Leio no Estadão que um movimento italiano propôs a organização de um referendo para que a população escolha se quer ou não que crucifixos sejam exibidos nas salas de aula das escolas públicas do país. A proposta, do Movimento Ético para a Defesa Internacional do Crucifixo, é uma reação à decisão da Corte Européia de proibir a presença de símbolos religiosos nas instituições públicas de ensino da Itália, tomada em novembro do ano passado.

Parodiando o alemão aquele, o fantasma do crucifixo ronda a Europa. No final do mês passado, o governo italiano entrou com um recurso no Tribunal Europeu de Direitos Humanos em Estrasburgo, na França, para que a proibição da colocação de crucifixos em salas de aula do país seja suspensa. A ação foi apresentada em conjunto com dez outros países europeus - Armênia, Bulgária, Chipre, Grécia, Lituânia, Malta, Mônaco, San Marino, Romênia e Rússia. Eles argumentam que o crucifixo é associado às suas identidades nacionais e não é apenas um símbolo religioso. Se o governo perder o recurso no Tribunal Europeu, é possível que todos os símbolos religiosos exibidos em salas de aula na União Européia acabem sendo proibidos.
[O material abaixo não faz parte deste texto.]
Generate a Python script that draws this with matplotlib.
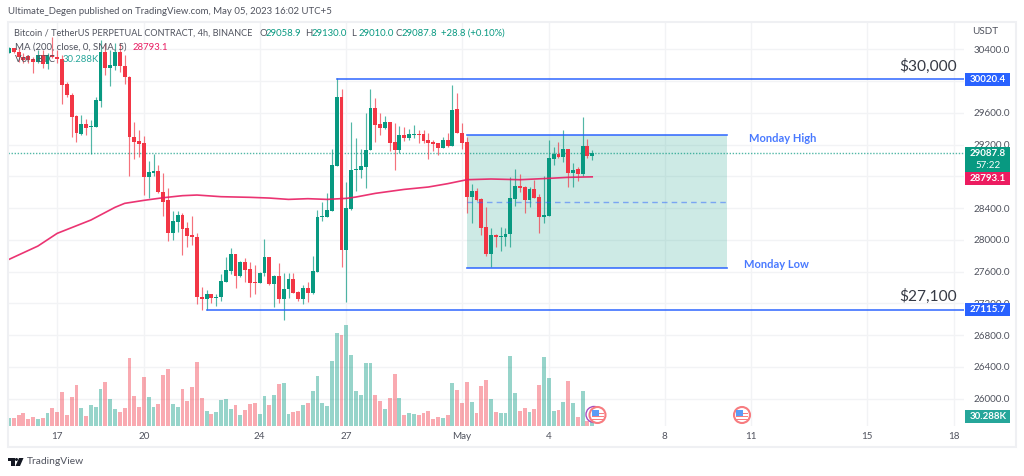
import matplotlib
matplotlib.use("Agg")
import matplotlib.pyplot as plt
from matplotlib.patches import Circle, Polygon, Rectangle
from matplotlib.transforms import Affine2D

plt.rcParams['font.family'] = ['Lato', 'DejaVu Sans']

# 4h candles, bar 0 is the first one on screen
opens = [30357, 30412, 30370, 30299, 30315, 30273, 30244, 30328, 30210, 30328,
         30307, 30273, 29963, 29824, 29559, 29333, 29459, 29417, 29421, 29753,
         30370, 30168, 30189, 30370, 30194, 30055, 29291, 29244, 29215, 28787,
         28845, 28866, 28598, 28501, 28089, 28228, 28312, 28148, 28056, 28039,
         27279, 27254, 27312, 27266, 27275, 27472, 27606, 27816, 27548, 27716,
         27632, 27468, 27459, 27577, 27783, 27438, 27543, 27258, 27375, 27501,
         27342, 27254, 27392, 27325, 27598, 28283, 28291, 28362, 28934, 29803,
         27867, 28392, 28875, 28875, 28917, 29131, 29660, 29459, 29404, 29480,
         29228, 29131, 29316, 29286, 29324, 29337, 29328, 29257, 29228, 29215,
         29156, 29257, 29177, 29648, 29345, 29228, 28543, 28610, 28509, 28157,
         27825, 28056, 28031, 28039, 28073, 28514, 28682, 28661, 28501, 28644,
         28539, 28291, 28299, 29018, 29085, 29043, 29144, 28845, 28887, 28824,
         29186, 29058.9]
highs = [30433, 30420, 30433, 30349, 30328, 30307, 30391, 30391, 30349, 30559,
         30391, 30328, 29992, 29845, 29572, 29572, 29517, 29509, 29795, 30517,
         30475, 30391, 30475, 30475, 30328, 30063, 29488, 29383, 29307, 28992,
         29081, 28942, 28837, 28648, 28362, 28367, 28333, 28228, 28299, 28081,
         27401, 27367, 27317, 27312, 27564, 27787, 27892, 27816, 27732, 27766,
         27724, 27682, 27598, 28005, 27787, 27556, 27703, 27581, 27585, 27585,
         27350, 27430, 27472, 27795, 28375, 28480, 28585, 29144, 30034, 29900,
         28732, 29480, 29278, 29139, 29593, 29900, 29782, 29593, 29559, 29488,
         29467, 29433, 29417, 29391, 29446, 29383, 29383, 29341, 29257, 29223,
         29299, 29341, 29950, 29853, 29467, 29299, 28703, 28648, 28522, 28409,
         28144, 28073, 28157, 28144, 28787, 28892, 28829, 28677, 28661, 28753,
         28577, 28803, 29257, 29173, 29228, 29379, 29144, 28963, 28921, 29551,
         29270, 29130]
lows = [30349, 30349, 30244, 30223, 30223, 30105, 30223, 30160, 30147, 30286,
        30223, 29711, 29803, 29291, 29228, 29320, 29320, 29081, 29421, 29677,
        30076, 29937, 30139, 30118, 29963, 28808, 29018, 29039, 28564, 28522,
        28803, 28585, 28304, 27989, 27997, 28102, 27808, 27913, 27934, 27191,
        27115, 27115, 27207, 27170, 27233, 27472, 27569, 27396, 27535, 27472,
        27283, 27312, 27451, 27543, 27430, 27157, 27207, 26989, 27262, 27325,
        27233, 27186, 27212, 27317, 27598, 28241, 28291, 28362, 28934, 27661,
        27212, 28375, 28619, 28774, 28656, 29131, 29236, 29320, 29391, 29118,
        28879, 29089, 29249, 29257, 29278, 29223, 29215, 29013, 29123, 29068,
        29152, 29165, 29177, 29341, 29144, 28341, 28215, 28493, 28060, 27795,
        27653, 27913, 27863, 27926, 27913, 28425, 28606, 28333, 28417, 28522,
        28089, 28215, 28299, 28946, 29026, 28976, 28661, 28669, 28736, 28803,
        29026, 29010]
closes = [30420, 30362, 30299, 30265, 30265, 30240, 30328, 30210, 30328, 30299,
          30273, 29954, 29824, 29551, 29341, 29459, 29408, 29429, 29761, 30370,
          30160, 30202, 30370, 30189, 30055, 29291, 29236, 29207, 28787, 28850,
          28866, 28598, 28480, 28089, 28241, 28312, 28140, 28047, 28031, 27275,
          27258, 27312, 27262, 27279, 27480, 27615, 27816, 27548, 27716, 27623,
          27459, 27459, 27581, 27783, 27438, 27543, 27258, 27380, 27501, 27333,
          27254, 27388, 27325, 27606, 28287, 28299, 28371, 28942, 29803, 27867,
          28400, 28883, 28892, 28925, 29135, 29660, 29450, 29412, 29480, 29219,
          29131, 29316, 29286, 29328, 29337, 29324, 29249, 29219, 29211, 29156,
          29257, 29177, 29639, 29341, 29219, 28543, 28610, 28501, 28148, 27825,
          28056, 28031, 28047, 28077, 28522, 28682, 28652, 28501, 28644, 28530,
          28291, 28312, 29026, 29085, 29043, 29144, 28845, 28883, 28824, 29181,
          29051, 29087.8]
volumes = [24, 24, 32, 38, 22, 27, 22, 24, 38, 55,
           41, 103, 32, 86, 122, 53, 29, 62, 56, 110,
           133, 82, 50, 41, 55, 205, 91, 58, 146, 86,
           56, 65, 152, 170, 65, 56, 110, 74, 118, 192,
           84, 44, 36, 41, 77, 80, 50, 62, 32, 48,
           65, 70, 36, 91, 62, 94, 125, 130, 36, 41,
           44, 62, 70, 106, 149, 68, 60, 195, 278, 272,
           303, 212, 104, 92, 190, 188, 92, 74, 50, 83,
           157, 85, 33, 38, 36, 33, 38, 46, 20, 26,
           24, 33, 130, 108, 70, 132, 72, 38, 120, 137,
           80, 43, 38, 38, 211, 100, 45, 55, 43, 50,
           124, 208, 144, 45, 48, 72, 134, 70, 28, 106,
           15, 30.288]

# 200 period moving average, read at these bars
ma_bars = [0, 6, 10, 17, 22, 24, 28, 32, 36, 39, 44, 50, 54, 58, 62, 66,
           70, 72, 76, 82, 87, 91, 95, 100, 106, 112, 116, 121]
ma_vals = [27753, 27921, 28081, 28249, 28409, 28459, 28497, 28530, 28556, 28564,
           28543, 28535, 28526, 28509, 28518, 28509, 28522, 28539, 28585, 28635,
           28665, 28707, 28757, 28766, 28757, 28774, 28787, 28793.1]

price_ticks = [26000, 26400, 26800, 27200, 27600, 28000, 28400, 28800, 29200, 29600, 30000, 30400]
# 28800 and 30000 sit fully behind the price boxes, only their grid lines show
price_labels = ['' if p in (28800, 30000) else f'{p:.1f}' for p in price_ticks]
date_bars = [10, 28, 52, 70, 94, 112, 136, 154, 178, 196]
date_labels = ['17', '20', '24', '27', 'May', '4', '8', '11', '15', '18']

level_high = 30020.4
level_low = 27115.7
monday_high = 29316
monday_low = 27644
monday_mid = 28480
ma_last = 28793.1

green = '#089981'
red = '#f23645'
blue = '#2962ff'
grey = '#50535e'
grid = '#f2f3f5'

fig = plt.figure(figsize=(10.24, 4.76), dpi=100, facecolor='white')
# pixel coordinates with origin top left, for the furniture around the plot
PX = Affine2D().scale(1, -1).translate(0, 476)

ax = fig.add_axes([8 / 1024, 50 / 476, 956 / 1024, 404 / 476])
ax.set_xlim(-0.2, 198.13)
ax.set_ylim(25654, 30744)
ax.set_yticks(price_ticks)
ax.set_yticklabels(price_labels, color=grey, fontsize=7.1)
ax.set_xticks(date_bars)
ax.set_xticklabels(date_labels, color=grey, fontsize=7.1)
ax.tick_params(length=0, axis='y', pad=7)
ax.tick_params(length=0, axis='x', pad=4)
ax.grid(True, color=grid, lw=1)
ax.set_axisbelow(True)
for s in ax.spines.values():
    s.set_visible(False)

# candles
bars = range(len(opens))
colors = [green if c >= o else red for o, c in zip(opens, closes)]
ax.vlines(bars, lows, highs, colors=colors, lw=0.85, alpha=0.7, zorder=3)
ax.bar(bars, [abs(c - o) for o, c in zip(opens, closes)],
       bottom=[min(o, c) for o, c in zip(opens, closes)],
       width=0.8, color=colors, zorder=4, lw=0)

ax.plot(ma_bars, ma_vals, color='#e91e63', lw=1.2, alpha=0.9, zorder=5)
ax.axhline(closes[-1], color=green, lw=1, ls=(0, (1, 1.2)), alpha=0.7, zorder=2)

# drawings
ax.add_patch(Rectangle((95, monday_low), 54, monday_high - monday_low,
                       facecolor=green, alpha=0.2, lw=0, zorder=1))
ax.plot([95, 149], [monday_high] * 2, color=blue, lw=1.2, alpha=0.9, zorder=6)
ax.plot([95, 149], [monday_low] * 2, color=blue, lw=1.2, alpha=0.9, zorder=6)
ax.plot([95, 149], [monday_mid] * 2, color=blue, lw=1, alpha=0.5, ls=(0, (4, 3)), zorder=6)
ax.plot([68, 198.13], [level_high] * 2, color=blue, lw=1.2, alpha=0.9, zorder=6)
ax.plot([41, 198.13], [level_low] * 2, color=blue, lw=1.2, alpha=0.9, zorder=6)

# volume pane shares the time axis
ax2 = ax.twinx()
ax2.set_ylim(0, 1212)
ax2.set_yticks([])
for s in ax2.spines.values():
    s.set_visible(False)
ax2.bar(bars, volumes, width=0.8, color=colors, alpha=0.42, lw=0)
ax.yaxis.tick_right()  # twinx moved them to the left


def label(x, y, s, color=grey, size=6.8, **kw):
    kw.setdefault('va', 'center')
    fig.text(x, y, s, transform=PX, color=color, fontsize=size, zorder=10, **kw)


def price_box(y0, y1, color):
    fig.add_artist(Rectangle((965, y0), 45, y1 - y0, transform=PX, facecolor=color, lw=0, zorder=9))


# outer frame
fig.add_artist(Rectangle((7.5, 21.5), 1008.5, 425.5, transform=PX, fill=False,
                         edgecolor='#eff0f3', lw=1.5, zorder=1))

label(8, 12, 'Ultimate_Degen published on TradingView.com, May 05, 2023 16:02 UTC+5', size=6.9)

label(14, 33, 'Bitcoin / TetherUS PERPETUAL CONTRACT, 4h, BINANCE', size=6.6)
for x, letter, val in [(259, 'O', '29058.9'), (305, 'H', '29130.0'),
                       (351.5, 'L', '29010.0'), (395, 'C', '29087.8')]:
    label(x, 33, letter)
    label(x + 7, 33, val, color=green)
label(441, 33, '+28.8 (+0.10%)', color=green)
label(15, 47, 'MA (200, close, 0, SMA, 5)', size=6.9)
label(133, 47, '28793.1', color='#e91e63')
label(15, 60, 'Vol · BTC', size=6.9)
label(63, 60, '30.288K', color='#26a69a')

label(972, 32, 'USDT', size=7.1)

price_box(73, 86, blue)
label(988, 79.5, f'{level_high:.1f}', color='white', size=7, ha='center', weight='bold')
price_box(147, 172, green)
label(988, 153.5, f'{closes[-1]:.1f}', color='white', size=7, ha='center', weight='bold')
label(988, 165.5, '57:22', color='white', size=7, ha='center')
price_box(172, 185, '#ec1c60')
label(988, 178.5, f'{ma_last:.1f}', color='white', size=7, ha='center', weight='bold')
price_box(303, 316, blue)
label(988, 309.5, f'{level_low:.1f}', color='white', size=7, ha='center', weight='bold')
price_box(410, 423, '#26a69a')
label(988, 416.5, '30.288K', color='white', size=7, ha='center', weight='bold')

label(957, 66, '$30,000', color='#363a45', size=11.2, ha='right')
label(957, 296, '$27,100', color='#363a45', size=11.2, ha='right')
label(749, 138, 'Monday High', color=blue, size=8, weight='bold', alpha=0.85)
label(744, 264, 'Monday Low', color=blue, size=8, weight='bold', alpha=0.85)


def flag(cx, cy):
    fig.add_artist(Circle((cx, cy), 8, transform=PX, facecolor='white', edgecolor='#f77c80', lw=1.5, zorder=7))
    for dy in (-2.5, 0.5, 3.5):
        fig.add_artist(Rectangle((cx - 6, cy + dy), 12, 1.6, transform=PX, facecolor='#f77c80', lw=0, zorder=8))
    fig.add_artist(Rectangle((cx - 6, cy - 5.5), 7, 6, transform=PX, facecolor='#5b9cf6', lw=0, zorder=8))


fig.add_artist(Circle((594, 414.5), 8, transform=PX, facecolor='white', edgecolor='#a64dc0', lw=1, zorder=6.5))
flag(597.5, 415)
flag(742, 415)

# TradingView logo
fig.add_artist(Polygon([(8, 458), (15, 458), (15, 466), (11, 466), (11, 461), (8, 461)],
                       transform=PX, facecolor='#131722', lw=0, zorder=8))
fig.add_artist(Circle((16.5, 459.5), 1.5, transform=PX, facecolor='#131722', lw=0, zorder=8))
fig.add_artist(Polygon([(19, 458), (23.5, 458), (20, 466), (15.5, 466)],
                       transform=PX, facecolor='#131722', lw=0, zorder=8))
label(27, 462, 'TradingView', size=7.4)

plt.savefig('out.png', dpi=100)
O debate grassa na Europa católica, obviamente. Na Europa luterana ou protestante, poucos cidadãos se importam com isso. Na Espanha, a discussão em torno ao crucifixo está associada à luta pela laicidad do Estado. A palavrinha, que sequer existe nos dicionários espanhóis (existe apenas laicismo), está aparentemente conturbando as relações entre a Igreja de Roma e o Estado. E digo aparentemente porque as discussões em torno ao crucifixo são cortina de fumaça. Que em nada afetam a relação simbiótica entre a Igreja de Roma e o Estado espanhol.

Leio no El País que a reforma da legislação sobre liberdade religiosa proibirá a presença de símbolos religiosos – como o crucifixo – em edifícios públicos e buscará uma fórmula para que os chamados funerais de Estado sejam civis, sem cerimônias religiosas. Até aí, tudo bem. Por que razões um muçulmano ou um sikh ou um ateu tem de reverenciar o deus cristão? Sem falar que aquele Cristo peladão, pregado a um instrumento de tortura, é um atentado ao bom gosto.

A separação entre clero e laicato, que foi um dos mais poderosos fatores de progresso da Europa, data do século XI. Curiosamente, não foi iniciativa de leigos, mas obra do papa Gregório VII. A chamada reforma gregoriana visava subtrair a Igreja à dominação dos leigos e, principalmente subtrair o papado romano das pretensões do imperador germânico. Ocorre que, dez séculos depois, o Estado continua atrelado à Igreja.

A Espanha é um caso emblemático. Quer proibir o crucifixo, mas financia a Igreja de Roma com a bagatela de ... seis bilhões de euros anuais. Desta cifra – segundo o El País – três bilhões se destinam ao financiamento dos colégios religiosos, mas também são pagos com dinheiro público os salários de bispos e sacerdotes. Mais o salário de um milhar de capelães castrenses, de hospitais e cárceres e inclusive grande parte do patrimônio histórico e artístico da Igreja católica, a segunda proprietária imobiliária depois do Estado.

O crucifixo até pode sair das repartições públicas. Mas o contribuinte espanhol continuará sustentando, com bilhões de euros, os parasitas do Vaticano. Cada um dos 44 milhões de espanhóis marcha com 5,6 euros por ano para o bem-estar da hierarquia papista.

Ou seja, a discussão em torno ao cadáver do judeu aquele é café pequeno diante do que a Espanha paga ao clero. Pior ainda: em nome da reforma da legislação sobre liberdade religiosa, o Estado espanhol se sente obrigado a também financiar as demais confissões religiosas predominantes.

O tiro saiu pela culatra. O cidadão espanhol que antes financiava só uma categoria de vigaristas, terá agora de financiar mais quatro ou cinco.